For the 2nd week The Del McCoury Band’s Del & Woody, a collection of lyrics left behind by Woody Guthrie and put to music by McCoury, reached #1 on the Billboard Bluegrass chart. As best we can tell (with help from the Woody Guthrie Center), a few songs of Woody’s have charted on radio before, but no project that included only his songs has ever risen to the top of the Billboard album chart. McCoury—who at 77 is no stranger to the top of the charts himself—says he is proud that it was his unique collaboration with the world-acclaimed folk bard of the depression that pulled Woody to the top.
Del & Woody was the brainchild of Woody’s daughter, Nora Guthrie. Upon hearing the Del McCoury Band, she recalls, she had a feeling that Del would be the right man to write music to some of her father’s lyric sheets. Still, it wasn’t until the Newport Folk Festival’s 50th anniversary in 2009 that she zeroed in on the bluegrass patriarch’s unique fitness for what became Del And Woody. “After hearing Del's show,” she says, “I remember thinking that if my dad had had a band, it would very possibly have sounded very much like Del’s.” An invitation sent to Del to perform at a Woody Guthrie Centennial concert in Tulsa a couple of years later gave her the opportunity to hear him singing a few of her father’s songs—“I think Del’s ‘So Long, It’s Been Good To Know Yuh’ is the best version I’ve ever heard,” she notes—and the deal was sealed.
For McCoury, Guthrie’s name was mostly unfamiliar, though his songs weren’t. “It took a while before I heard his name,” he remembers. “But then I started learning that so many of the songs I was hearing, from ‘Philadelphia Lawyer’ to ‘This Land Is Your Land,’ were his. So when Nora said she wanted to send me some lyrics, I already knew what a great writer he was. She sent me a few, then sent me some more, a few dozen in all.”

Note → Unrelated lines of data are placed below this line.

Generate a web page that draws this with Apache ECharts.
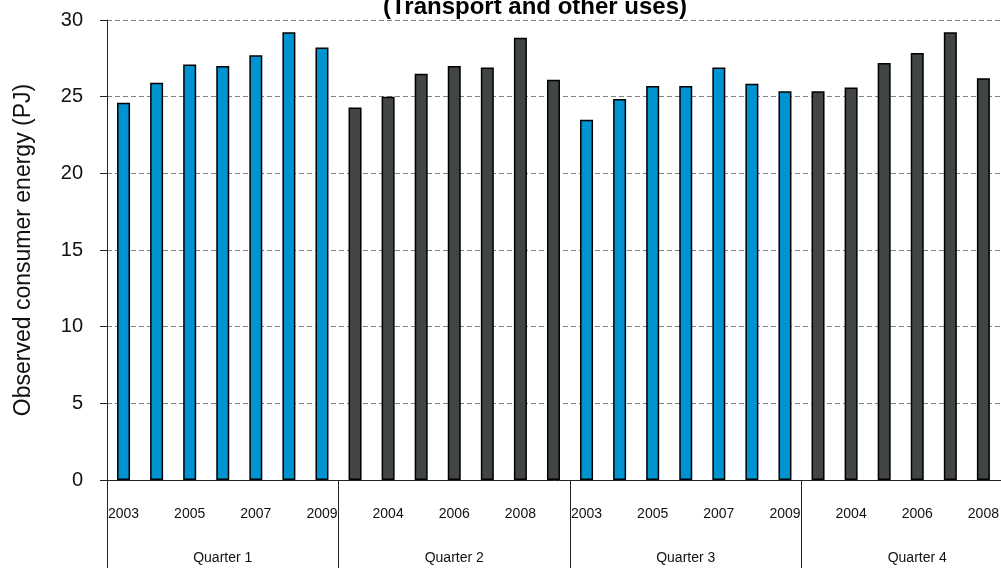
<!DOCTYPE html>
<html>
<head>
<meta charset="utf-8">
<script src="https://cdn.jsdelivr.net/npm/echarts@6/dist/echarts.min.js"></script>
<style>
  html, body { margin: 0; padding: 0; background: #fff; }
  #chart { width: 1001px; height: 568px; }
</style>
</head>
<body>
<div id="chart"></div>
<script>
// data
const years = ['2003', '2004', '2005', '2006', '2007', '2008', '2009']
const quarters = ['Quarter 1', 'Quarter 2', 'Quarter 3', 'Quarter 4']
const q1 = [24.6, 25.9, 27.1, 27.0, 27.7, 29.2, 28.2]
const q2 = [24.3, 25.0, 26.5, 27.0, 26.9, 28.85, 26.1]
const q3 = [23.5, 24.85, 25.7, 25.7, 26.9, 25.85, 25.35]
const q4 = [25.35, 25.6, 27.2, 27.85, 29.2, 26.2, 26.5]
const yTicks = [0, 5, 10, 15, 20, 25, 30]

const quarterColors = ['#0093d2', '#414545', '#0093d2', '#414545']

// categories: one per year inside each quarter
const categories = []
quarters.forEach(() => years.forEach(y => categories.push(y)))
const values = [...q1, ...q2, ...q3, ...q4]

const chart = echarts.init(document.getElementById('chart'))

const option = {
  animation: false,
  title: {
    text: '(Transport and other uses)',
    left: 530,
    textAlign: 'center',
    top: -10,
    textStyle: {
      fontFamily: 'Liberation Sans',
      fontWeight: 'bold',
      fontSize: 24,
      color: '#000'
    }
  },
  grid: {
    left: 107,
    right: -32,
    top: 20,
    bottom: 88,
    outerBoundsMode: 'none',
    containLabel: false
  },
  xAxis: [
    {
      type: 'category',
      data: categories,
      axisLine: { show: true, lineStyle: { color: '#222', width: 1 } },
      axisTick: { show: false },
      axisLabel: {
        interval: 1,
        margin: 27,
        fontFamily: 'Liberation Sans',
        fontSize: 14,
        color: '#111'
      }
    },
    {
      type: 'category',
      position: 'bottom',
      offset: 0,
      data: quarters,
      axisLine: { show: false },
      axisTick: {
        show: true,
        length: 88,
        lineStyle: { color: '#222', width: 1 }
      },
      axisLabel: {
        margin: 71,
        fontFamily: 'Liberation Sans',
        fontSize: 14,
        color: '#111'
      }
    }
  ],
  yAxis: {
    type: 'value',
    min: yTicks[0],
    max: yTicks[yTicks.length - 1],
    interval: 5,
    name: 'Observed consumer energy (PJ)',
    nameLocation: 'middle',
    nameGap: 72,
    nameTextStyle: {
      fontFamily: 'Liberation Sans',
      fontSize: 23,
      color: '#111'
    },
    axisLine: { show: true, lineStyle: { color: '#222', width: 1 } },
    axisTick: { show: true, length: 7, lineStyle: { color: '#222' } },
    axisLabel: {
      margin: 24,
      fontFamily: 'Liberation Sans',
      fontSize: 20,
      color: '#111'
    },
    splitLine: {
      show: true,
      lineStyle: { color: '#7f7f7f', type: [5, 3], width: 1 }
    }
  },
  series: [
    {
      name: 'Observed consumer energy',
      type: 'bar',
      xAxisIndex: 0,
      data: values,
      barWidth: 13,
      itemStyle: {
        color: (p) => quarterColors[Math.floor(p.dataIndex / years.length)],
        borderColor: '#000',
        borderWidth: 1.5
      }
    }
  ]
}

chart.setOption(option)
</script>
</body>
</html>
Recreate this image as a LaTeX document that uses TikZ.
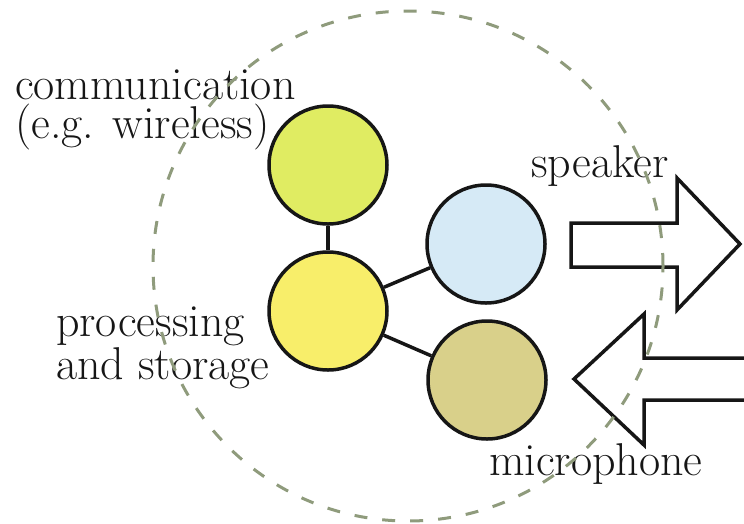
\documentclass[tikz,border=0pt]{standalone}
\usepackage{tikz}
\usetikzlibrary{calc}

\definecolor{commfill}{HTML}{E0EC62}
\definecolor{procfill}{HTML}{F8EE6A}
\definecolor{spkfill}{HTML}{D6EAF6}
\definecolor{micfill}{HTML}{D9D08A}
\definecolor{ringgray}{HTML}{8F9B7C}
\definecolor{ink}{HTML}{161616}

\tikzset{
  blob/.style={circle,draw=ink,line width=3.5pt,minimum size=118pt,inner sep=0pt},
  lbl/.style={inner sep=0pt,text=ink,font=\fontsize{46}{39}\selectfont,align=left},
  link/.style={draw=ink,line width=3.5pt},
  sound/.style={draw=ink,line width=3.5pt,line join=miter},
  ring/.style={draw=ringgray,line width=3pt,dash pattern=on 13pt off 15pt}
}

\begin{document}
\begin{tikzpicture}[x=1pt,y=-1pt]
\useasboundingbox (0,0) rectangle (744,523);
\clip (0,0) rectangle (744,523);

\node[blob,fill=commfill](comm) at (328,165){};
\node[blob,fill=procfill](proc) at (328,311){};
\node[blob,fill=spkfill](spk) at (486,244){};
\node[blob,fill=micfill](mic) at (487,380){};

% base anchor sits on the last line
\node[lbl,anchor=base west](commtxt) at (15,138){communication\\(e.g. wireless)};
\node[lbl,anchor=base west](proctxt) at (56,379){processing\\and storage};
\node[lbl,anchor=base west](spktxt) at (531,177){speaker};
\node[lbl,anchor=base west](mictxt) at (489,475){microphone};

\path
(comm) edge[link] (proc)
(proc) edge[link] (spk)
(proc) edge[link] (mic);

% out to the speaker
\draw[sound] (571,223) -- (677,223) -- (677,178) -- (740,244)
  -- (677,310) -- (677,267) -- (571,267) -- cycle;
% in from the microphone
\draw[sound] (760,358) -- (644,358) -- (644,314) -- (574,379)
  -- (644,445) -- (644,400) -- (760,400);

\draw[ring] (408,266) circle [radius=255pt];
\end{tikzpicture}
\end{document}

“When I read them, it seemed pretty easy to me to hear the music that would fit. Nora said, ‘you can change some things if you want to,’ and I said no. He’s a great writer, and I do not want to change anything in his songs. I would just like to put a melody to these words so that maybe folks will accept the songs, and that’s what we did."
Though it took the process years to come to fruition the result is an album that really transcends the concept of collaboration. For while Del McCoury is not quite of Guthrie's generation, these two American masters share an unsurpassed breadth of experience, outlook, shared interests and common backgrounds. So what you hear is the simple and easy unity of these two artists. As Nora Guthrie says, "It sounds as if these lyrics and melodies have been around together forever, or as Pete Seeger says, 'that's genius'."
No Depression summed it up best by saying “Even at first listen, ‘New York Trains’ is quite a revelation. It’s as though McCoury stumbled on his finest writing partner in the notebooks and antique paper-sheet lyric-sketches Nora gave him to explore. It becomes clear that, if there were ever two artists perfectly fit to make music together, they are Del McCoury and Woody Guthrie.”
The Del McCoury Band will be touring in support of this release in 2016. On designated “Del & Woody” shows the band performs this album in its entirety with companion videos to each song playing behind them. It really does bring Woody’s work to life after many years of these lyrics sitting on a shelf.